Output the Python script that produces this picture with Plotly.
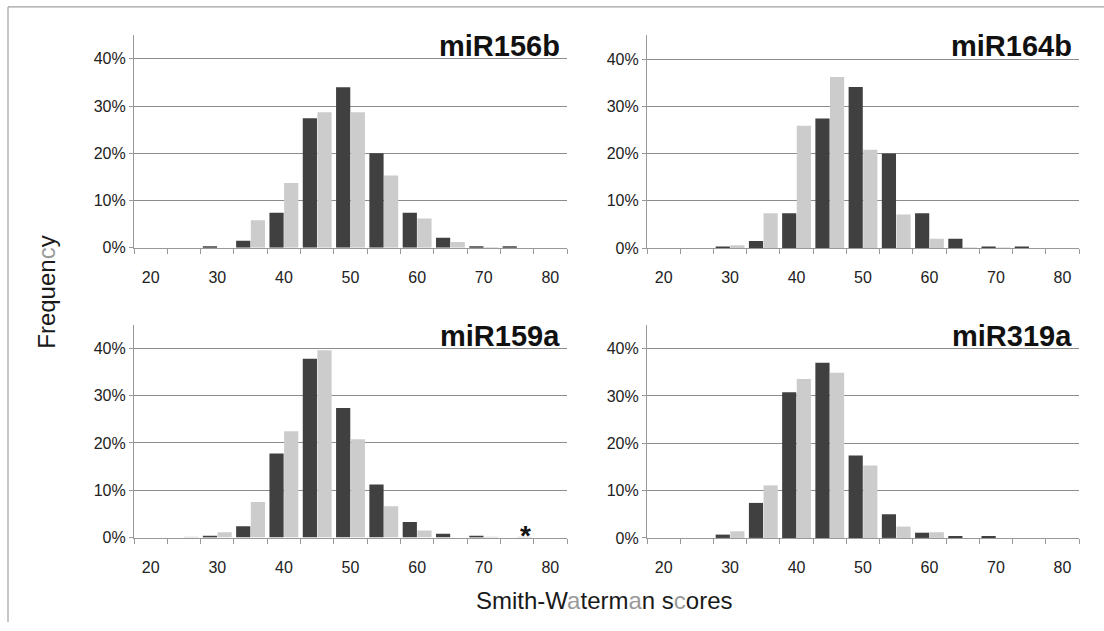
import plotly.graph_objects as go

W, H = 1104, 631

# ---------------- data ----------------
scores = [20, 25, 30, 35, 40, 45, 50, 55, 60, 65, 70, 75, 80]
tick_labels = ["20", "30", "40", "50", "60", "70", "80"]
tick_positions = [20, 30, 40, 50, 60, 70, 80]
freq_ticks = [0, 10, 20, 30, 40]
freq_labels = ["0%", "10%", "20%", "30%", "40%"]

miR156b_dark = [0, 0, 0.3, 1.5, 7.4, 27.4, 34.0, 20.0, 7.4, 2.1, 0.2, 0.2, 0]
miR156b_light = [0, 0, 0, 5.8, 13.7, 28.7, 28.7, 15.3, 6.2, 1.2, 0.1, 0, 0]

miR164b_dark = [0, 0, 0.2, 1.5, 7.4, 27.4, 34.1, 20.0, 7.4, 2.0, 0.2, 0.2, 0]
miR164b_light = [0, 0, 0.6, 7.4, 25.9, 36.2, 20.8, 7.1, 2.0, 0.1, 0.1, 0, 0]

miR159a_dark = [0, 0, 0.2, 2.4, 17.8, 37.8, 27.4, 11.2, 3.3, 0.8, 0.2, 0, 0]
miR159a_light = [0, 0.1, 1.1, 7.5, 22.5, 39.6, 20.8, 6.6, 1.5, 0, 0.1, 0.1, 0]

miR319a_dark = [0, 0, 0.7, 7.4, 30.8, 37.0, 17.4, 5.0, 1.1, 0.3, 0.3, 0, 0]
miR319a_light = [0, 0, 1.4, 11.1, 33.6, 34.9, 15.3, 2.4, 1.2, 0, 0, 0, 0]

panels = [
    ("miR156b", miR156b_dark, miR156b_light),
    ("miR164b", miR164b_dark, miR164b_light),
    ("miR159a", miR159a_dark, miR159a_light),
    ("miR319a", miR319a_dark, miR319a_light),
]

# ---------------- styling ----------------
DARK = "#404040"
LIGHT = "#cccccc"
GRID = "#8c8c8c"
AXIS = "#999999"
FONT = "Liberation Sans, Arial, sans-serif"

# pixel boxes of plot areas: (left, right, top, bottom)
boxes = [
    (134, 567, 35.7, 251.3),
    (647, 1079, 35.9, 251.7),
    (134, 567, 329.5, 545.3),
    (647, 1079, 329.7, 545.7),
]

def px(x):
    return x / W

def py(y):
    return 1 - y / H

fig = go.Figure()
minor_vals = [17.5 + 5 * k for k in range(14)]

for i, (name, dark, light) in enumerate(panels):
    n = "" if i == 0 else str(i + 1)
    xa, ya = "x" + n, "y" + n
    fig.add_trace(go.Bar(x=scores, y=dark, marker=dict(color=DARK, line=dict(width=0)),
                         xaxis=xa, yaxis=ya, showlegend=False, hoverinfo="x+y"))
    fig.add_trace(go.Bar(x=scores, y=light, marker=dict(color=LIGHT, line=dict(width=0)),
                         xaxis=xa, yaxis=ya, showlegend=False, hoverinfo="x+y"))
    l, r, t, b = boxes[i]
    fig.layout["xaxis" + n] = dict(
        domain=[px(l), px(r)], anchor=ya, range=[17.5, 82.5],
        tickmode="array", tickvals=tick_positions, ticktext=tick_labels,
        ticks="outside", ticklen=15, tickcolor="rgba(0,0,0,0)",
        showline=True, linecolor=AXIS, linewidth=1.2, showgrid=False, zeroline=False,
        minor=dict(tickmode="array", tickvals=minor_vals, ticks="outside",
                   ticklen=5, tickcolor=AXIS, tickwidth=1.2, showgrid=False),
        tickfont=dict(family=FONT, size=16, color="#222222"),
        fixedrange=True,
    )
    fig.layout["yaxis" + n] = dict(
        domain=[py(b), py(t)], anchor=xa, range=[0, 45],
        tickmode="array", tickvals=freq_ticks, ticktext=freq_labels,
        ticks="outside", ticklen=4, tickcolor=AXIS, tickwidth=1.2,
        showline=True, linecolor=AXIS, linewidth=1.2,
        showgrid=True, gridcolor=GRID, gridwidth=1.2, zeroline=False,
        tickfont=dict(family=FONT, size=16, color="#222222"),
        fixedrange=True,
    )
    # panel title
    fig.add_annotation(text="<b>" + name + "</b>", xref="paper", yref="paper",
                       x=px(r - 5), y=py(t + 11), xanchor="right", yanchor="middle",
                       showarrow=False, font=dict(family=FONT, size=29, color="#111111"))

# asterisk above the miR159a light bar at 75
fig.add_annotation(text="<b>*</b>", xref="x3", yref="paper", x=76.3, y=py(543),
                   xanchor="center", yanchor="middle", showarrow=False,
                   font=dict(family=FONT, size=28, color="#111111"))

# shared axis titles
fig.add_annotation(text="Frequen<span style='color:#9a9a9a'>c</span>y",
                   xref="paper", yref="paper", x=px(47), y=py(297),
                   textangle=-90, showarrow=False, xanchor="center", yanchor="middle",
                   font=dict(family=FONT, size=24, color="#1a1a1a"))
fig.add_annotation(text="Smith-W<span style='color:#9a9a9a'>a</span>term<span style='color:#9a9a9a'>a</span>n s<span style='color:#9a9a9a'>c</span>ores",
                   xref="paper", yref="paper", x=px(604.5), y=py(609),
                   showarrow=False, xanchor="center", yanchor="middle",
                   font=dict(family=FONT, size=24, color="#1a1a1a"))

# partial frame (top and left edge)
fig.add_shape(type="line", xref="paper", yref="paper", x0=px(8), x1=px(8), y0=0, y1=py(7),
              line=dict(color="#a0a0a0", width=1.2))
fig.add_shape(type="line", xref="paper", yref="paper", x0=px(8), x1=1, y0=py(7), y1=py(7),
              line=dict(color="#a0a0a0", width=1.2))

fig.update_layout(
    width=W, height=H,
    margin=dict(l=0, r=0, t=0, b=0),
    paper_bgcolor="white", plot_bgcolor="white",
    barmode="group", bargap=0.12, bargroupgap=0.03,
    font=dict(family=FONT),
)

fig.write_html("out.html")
--- --- ---
# What is expected
Leave the pictures out and please restate exactly the lines running from the start of the material through the one with "W, H = 1104, 631".

# Correct answer
Output the Python script that produces this picture with Plotly.
import plotly.graph_objects as go

W, H = 1104, 631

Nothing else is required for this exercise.